Heath is fired, but other agencies continue to investigate the arms deals.

• March 2001: Advocate William Downer is designated by the Scorpions to conduct a preliminary investigation.

• 24 August 2001: Downer is designated to probe the “suspected commission of offences of fraud and/or corruption …involving the prime bidders/contractors and/or sub-contractors for the supply of armaments.” Thomson and Nkobi’s company ADS is among the contractors and sub-contractors named in Downer’s brief.

The Durban High Court issues warrants authorising Downer’s unit to search and seize documents from the offices of all the Nkobi companies and the homes and offices of Schabir Shaik and Colin Isaacs, financial director of the group.
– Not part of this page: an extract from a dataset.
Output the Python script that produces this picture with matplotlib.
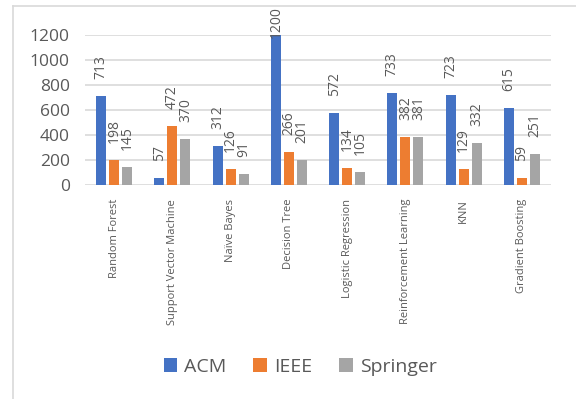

• 9 October 2001: The Scorpions team seizes scores of files at the offices of Nkobi Holdings and at Schabir Shaik’s Yarningsdale penthouse on the Marine Parade.

So much for that Noseweek report in August 2003. Now read the current charge sheet in the Zuma case and you’ll find it all there as well.

To complete the picture, re-read After the Party, Andrew Feinstein’s account of how he was encouraged by Zuma, behind the scenes, to argue and vote at Scopa for further investigation of the arms deals, only for Zuma to suddenly, a month later, turn publicly hostile to the move.

Disillusioned, Feinstein resigns from Parliament and the ANC.

Later, when checking the chronology, he finds that Zuma’s about-face came about almost immediately after that notorious encrypted fax was received from Mauritius: Feinstein had been used to effectively blackmail the French defence suppliers into performing on their promised bribe.

Feinstein is listed as one of the witnesses to be called by the prosecution in the resumed criminal trial. – The Editor.